Ну и что мне было делать с полученной информацией? Татьяна уверяла, что она запомнила дорогу и может показать, куда они ехали, хотя это были совершенно незнакомые ей места. Мое безрассудство зашло настолько далеко, что я взяла машину, и мы поехали за город, по маршруту, указанному Татьяной. Меня, правда, подкупало то, что я как бы из уст Людмилы услышала единственно, на мой взгляд, возможный вариант того, как Людмилу могли выманить из дому. Естественно, перспективой воссоединения с мужем. Вот в эту ситуацию укладывалось буквально все: и ее радостное возбуждение, и три дня отпуска за свой счет, и согласие выйти из дома на ночь глядя, и ее психологический портрет - домашней, семейной женщины, переживавшей разрыв с мужем, и то, что она не сообщила сестре о намечающейся поездке, поскольку ее семья не очень желала восстановления ее отношений с Цезарем. В эту ситуацию укладывалось и дальнейшее поведение Альбины Федоровны и Цезаря: один, получив краткое сообщение, что с женой несчастье, сообщает всем, что у него
Получилось, что за город мы выехали в направлении Луги. В тех местах, Где, по словам Татьяны, должны были быть повороты, они были. И вот наконец мы доехали до места, где, по рассказу Татьяны, десять лет назад машина с Людмилой и Цезарем свернула на бетонку.
Бетонки не было, была асфальтированная дорога. Мы проехали немножко вперед - бетонки не предвиделось. Водитель тормознул, и мы вышли на дорогу. Мимо шел какой-то дедуля с козой, и мы спросили у него, нет ли где-нибудь поблизости бетонки. «Нет, - словоохотливо ответил дедуля, - только одна эта дорога и есть, а потом асфальт кончается, и она по лесу идет, к речке». «Дедушка, - спросила я, - а когда эту дорогу заасфальтировали?» «Да уж лет десять как,- ответил дед. - Раньше-то тутбетонка была, а потом поверх асфальт положили». Не переставая удивляться, мы поехали к речке. Проехали несколько деревенек, и Татьяна говорила - нет, все не то, пока одно местечко не показалось ей похожим. Там я прямиком пошла к участковому и спросила, есть ли на вверенном ему участке домик на отшибе, на берегу речки, где лет десять назад жил старик. Уж не знаю, что было бы, если бы я честно рассказала ему о причинах своего интереса, - обиделся бы он или повеселился. Но я, естественно, правды не сказала, и участковый честно старался помочь следователю прокуратуры города. Он показал мне домик, совсем заброшенный, и сказал, что сейчас в нем никто не живет, но можно поспрашивать окрестных жителей. Мы поспрашивали, и старожилы рассказали нам, что старик, который жил в этом доме, умер несколько лет назад. Что он был настолько нелюдим, что никто даже не знал, как его зовут; что видели, как к нему иногда приезжал парень на белых «Жигулях» - наверное, сын. Мы не верили своим ушам. Оставались сущие пустяки - установить его имя и найти Ивана, поскольку мы уже не сомневались, что попали в «десятку».

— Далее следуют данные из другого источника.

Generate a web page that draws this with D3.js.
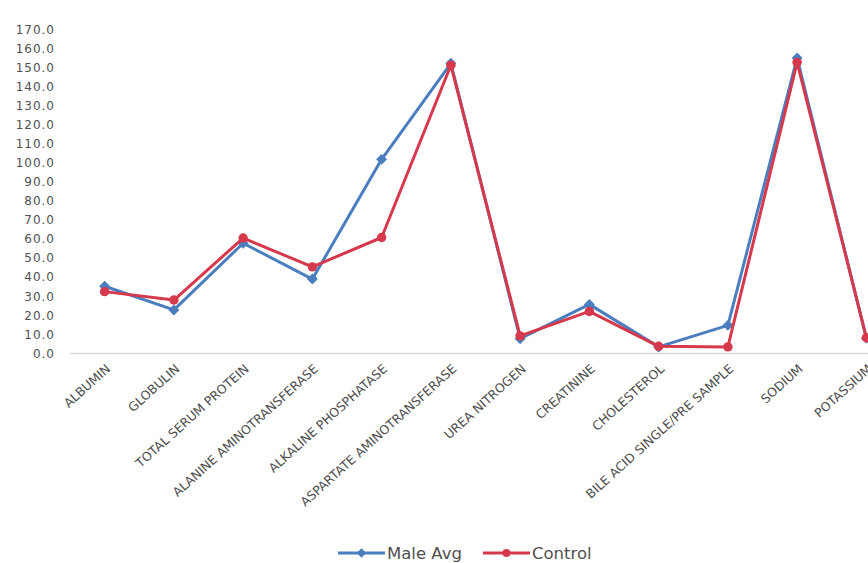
<!DOCTYPE html>
<html>
<head>
<meta charset="utf-8">
<script src="https://cdn.jsdelivr.net/npm/d3@7"></script>
<style>
  html, body { margin: 0; padding: 0; background: #fff; }
  svg { display: block; }
</style>
</head>
<body>
<svg id="chart" width="868" height="563"></svg>
<script>
// Serum chemistry parameters
const categories = [
  "ALBUMIN", "GLOBULIN", "TOTAL SERUM PROTEIN", "ALANINE AMINOTRANSFERASE",
  "ALKALINE PHOSPHATASE", "ASPARTATE AMINOTRANSFERASE", "UREA NITROGEN",
  "CREATININE", "CHOLESTEROL", "BILE ACID SINGLE/PRE SAMPLE", "SODIUM", "POTASSIUM"
];
const maleAvg = [35.0, 22.6, 57.6, 38.8, 101.6, 152.0, 7.5, 25.5, 3.2, 14.5, 154.8, 7.8];
const control = [32.2, 27.8, 60.3, 45.2, 60.6, 151.0, 9.0, 21.8, 3.5, 3.2, 152.5, 8.0];
const yTicks = [0, 10, 20, 30, 40, 50, 60, 70, 80, 90, 100, 110, 120, 130, 140, 150, 160, 170];
const seriesNames = ["Male Avg", "Control"];
const seriesColors = ["#4a7ebf", "#d6384c"];

const svg = d3.select("#chart");
const plotLeft = 70, plotRight = 901, plotTop = 29, plotBottom = 353;

const x = d3.scalePoint().domain(categories).range([plotLeft, plotRight]).padding(0.5);
const y = d3.scaleLinear().domain([0, 170]).range([plotBottom, plotTop]);

// Marker shapes: square turned 45° for Male Avg, circle for Control
const markerType = [d3.symbolSquare, d3.symbolCircle];
const markerRotate = [45, 0];

// Y axis labels (no axis line)
const yAxis = svg.append("g")
  .attr("transform", `translate(${55},0)`)
  .call(d3.axisLeft(y).tickValues(yTicks).tickFormat(d3.format(".1f")).tickSize(0).tickPadding(0));
yAxis.select(".domain").remove();
yAxis.selectAll("text")
  .attr("fill", "#505050")
  .attr("font-family", "DejaVu Sans, sans-serif")
  .attr("font-size", 12)
  .attr("letter-spacing", 1)
  .attr("dy", "0.35em");

// Category axis
const xAxis = svg.append("g")
  .attr("transform", `translate(0,${plotBottom})`)
  .call(d3.axisBottom(x).tickSize(0).tickPadding(0));
xAxis.select(".domain").remove();
svg.append("line")
  .attr("x1", plotLeft).attr("x2", 868)
  .attr("y1", plotBottom + 0.5).attr("y2", plotBottom + 0.5)
  .attr("stroke", "#d9d9d9").attr("stroke-width", 1.5);
xAxis.selectAll("text")
  .attr("fill", "#505050")
  .attr("font-family", "DejaVu Sans, sans-serif")
  .attr("font-size", 12.5)
  .attr("text-anchor", "end")
  .attr("dy", null)
  .attr("y", 0)
  .attr("transform", "translate(6,17) rotate(-42)");

// Series lines and markers
const series = [maleAvg, control];
const line = d3.line().x((d, i) => x(categories[i])).y(d => y(d));

series.forEach((vals, s) => {
  svg.append("path")
    .datum(vals)
    .attr("d", line)
    .attr("fill", "none")
    .attr("stroke", seriesColors[s])
    .attr("stroke-width", 3)
    .attr("stroke-linejoin", "round");
  svg.append("g").selectAll("path")
    .data(vals)
    .join("path")
    .attr("transform", (d, i) => `translate(${x(categories[i])},${y(d)}) rotate(${markerRotate[s]})`)
    .attr("d", d3.symbol().type(markerType[s]).size(s === 0 ? 60 : 70))
    .attr("fill", seriesColors[s]);
});

// Legend
const legend = svg.append("g").attr("transform", "translate(338,553)");
const legendItems = [{ x: 0, w: 47 }, { x: 145, w: 47 }];
seriesNames.forEach((name, s) => {
  const g = legend.append("g").attr("transform", `translate(${legendItems[s].x},0)`);
  g.append("line")
    .attr("x1", 0).attr("x2", legendItems[s].w)
    .attr("stroke", seriesColors[s]).attr("stroke-width", 3);
  g.append("path")
    .attr("transform", `translate(${legendItems[s].w / 2},0) rotate(${markerRotate[s]})`)
    .attr("d", d3.symbol().type(markerType[s]).size(s === 0 ? 45 : 50))
    .attr("fill", seriesColors[s]);
  g.append("text")
    .attr("x", legendItems[s].w + 2)
    .attr("dy", "0.35em")
    .attr("fill", "#505050")
    .attr("font-family", "DejaVu Sans, sans-serif")
    .attr("font-size", 16.5)
    .text(name);
});
</script>
</body>
</html>
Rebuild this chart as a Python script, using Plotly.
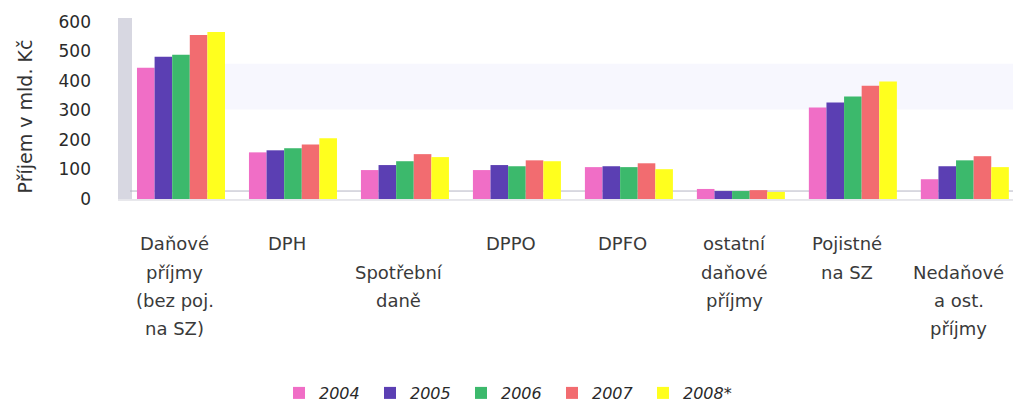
import plotly.graph_objects as go

# Příjmy státního rozpočtu podle druhu (mld. Kč)
years = ["2004", "2005", "2006", "2007", "2008*"]
categories = [
    "Daňové příjmy (bez poj. na SZ)", "DPH", "Spotřební daně", "DPPO",
    "DPFO", "ostatní daňové příjmy", "Pojistné na SZ", "Nedaňové a ost. příjmy",
]
# řádky popisků kategorií ("" = prázdný řádek nahoře)
category_lines = [
    ["Daňové", "příjmy", "(bez poj.", "na SZ)"],
    ["DPH"],
    ["", "Spotřební", "daně"],
    ["DPPO"],
    ["DPFO"],
    ["ostatní", "daňové", "příjmy"],
    ["Pojistné", "na SZ"],
    ["", "Nedaňové", "a ost.", "příjmy"],
]
v2004 = [445, 158, 98, 98, 108, 34, 310, 67]
v2005 = [482, 165, 115, 115, 111, 27, 327, 111]
v2006 = [489, 172, 128, 111, 108, 27, 347, 131]
v2007 = [556, 185, 152, 131, 121, 30, 384, 145]
v2008 = [566, 206, 142, 128, 101, 24, 398, 108]
series = [v2004, v2005, v2006, v2007, v2008]
y_ticks = [0, 100, 200, 300, 400, 500, 600]
y_title = "Příjem v mld. Kč"

colors = ["#f06ec6", "#5b3fb3", "#3cb96c", "#f26c70", "#ffff1e"]

W, H = 1013, 410
L, T, B = 125, 16, 210
PH = H - T - B  # plot height in px


def py(px):
    """pixel row -> paper y"""
    return (H - B - px) / PH


def px_x(px):
    """pixel column -> paper x"""
    return (px - L) / (W - L)


fig = go.Figure()
for name, vals, col in zip(years, series, colors):
    fig.add_trace(go.Bar(
        x=categories, y=vals, name=name,
        marker=dict(color=col, line=dict(width=0)),
    ))

font_family = "DejaVu Sans"

annotations = []
for i, lines in enumerate(category_lines):
    for j, line in enumerate(lines):
        if not line:
            continue
        annotations.append(dict(
            x=i, xref="x", y=py(245 + 28.5 * j), yref="paper",
            text=line, showarrow=False, xanchor="center", yanchor="middle",
            xshift=-6, font=dict(family=font_family, size=18, color="#3a3a3a"),
        ))

annotations.append(dict(
    x=px_x(25), xref="paper", y=py(117), yref="paper", text=y_title,
    textangle=-90, showarrow=False, xanchor="center", yanchor="middle",
    font=dict(family=font_family, size=19, color="#333333"),
))

shapes = [
    # faint lavender haze of the back wall
    dict(type="rect", xref="paper", yref="paper", layer="below",
         x0=px_x(200), x1=1.0, y0=py(110), y1=py(64),
         fillcolor="rgba(236,236,252,0.4)", line=dict(width=0)),
    # left side wall
    dict(type="rect", xref="paper", yref="paper", layer="below",
         x0=px_x(118), x1=px_x(132), y0=py(200), y1=py(18),
         fillcolor="#d7d7e1", line=dict(width=0)),
    # floor edges
    dict(type="line", xref="paper", yref="paper", layer="below",
         x0=px_x(130), x1=1.0, y0=py(192), y1=py(192),
         line=dict(color="#b4b4c4", width=1)),
    dict(type="line", xref="paper", yref="paper", layer="below",
         x0=px_x(118), x1=1.0, y0=py(201), y1=py(201),
         line=dict(color="#cfcfd8", width=1)),
]

fig.update_layout(
    width=W, height=H,
    margin=dict(l=L, r=0, t=T, b=B, pad=0),
    paper_bgcolor="white", plot_bgcolor="rgba(0,0,0,0)",
    barmode="group", bargap=0.214, bargroupgap=0,
    showlegend=True,
    legend=dict(
        orientation="h", x=px_x(279), xanchor="left", y=py(395), yanchor="middle",
        font=dict(family=font_family, size=16, color="#2a2a2a", style="italic"),
        entrywidth=46, entrywidthmode="pixels", itemwidth=30,
        bgcolor="rgba(0,0,0,0)",
    ),
    xaxis=dict(
        range=[-0.5, 7.43], showticklabels=False, showgrid=False,
        zeroline=False, showline=False, ticks="",
    ),
    yaxis=dict(
        range=[0, 620], tickvals=y_ticks, showgrid=False, zeroline=False,
        showline=False, ticks="", ticklabelstandoff=33,
        tickfont=dict(family=font_family, size=17, color="#2a2a2a"),
    ),
    annotations=annotations,
    shapes=shapes,
)

fig.write_html("out.html")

Запоров на дверях домика не было, и мы зашли внутрь. Мерзостью запустения пахнуло на нас; в доме не было ничего, что могло бы навести на след хозяев. В сельсовете, куда я заглянула в надежде получить сведения о владельце дома, ждало разочарование - по документам дома вообще не существовало. Не было его, и все. Куда делся старик? Где его похоронили, если он умер? На эти вопросы нам никто не ответил… На мгновение мне даже послышался чей-то дьявольский хохот - мол, мистики захотели? Вот вам!…
В прошлом году истек срок привлечения к уголовной ответственности убийц Людмилы. А дело лежит у меня в кабинете, и когда я, перебирая бумаги, натыкаюсь на него, екает сердце при мысли о доверчивой женщине, чьих убийц я не сумела привлечь к ответственности.
Проработав несколько лет в прокуратуре, я стала остро завидовать людям, которые, выйдя с рабочего места, могут забыть о работе и полностью отключиться от производственных проблем, так сказать, закрыть их в кабинете. Я же думала о своих уголовных делах за едой, в театре, у телевизора и даже во сне продолжала расследовать преступления. Права, права была моя свекровь!
Как-то вечером я за ужином вдохновенно рассказывала мужу о гнилой человеческой ноге, найденной в канализационном люке, и была очень удивлена, когда он, прервав мой рассказ, швырнул в тарелку ложку и выскочил из-за стола с криком о том, что ему кажется, будто эта нога у него в супе плавает. (Но еще много лет мне понадобилось, чтобы понять, что следователь может жить только с себе подобным, а рядом с нормальным человеком сразу заявит о себе несовместимость.)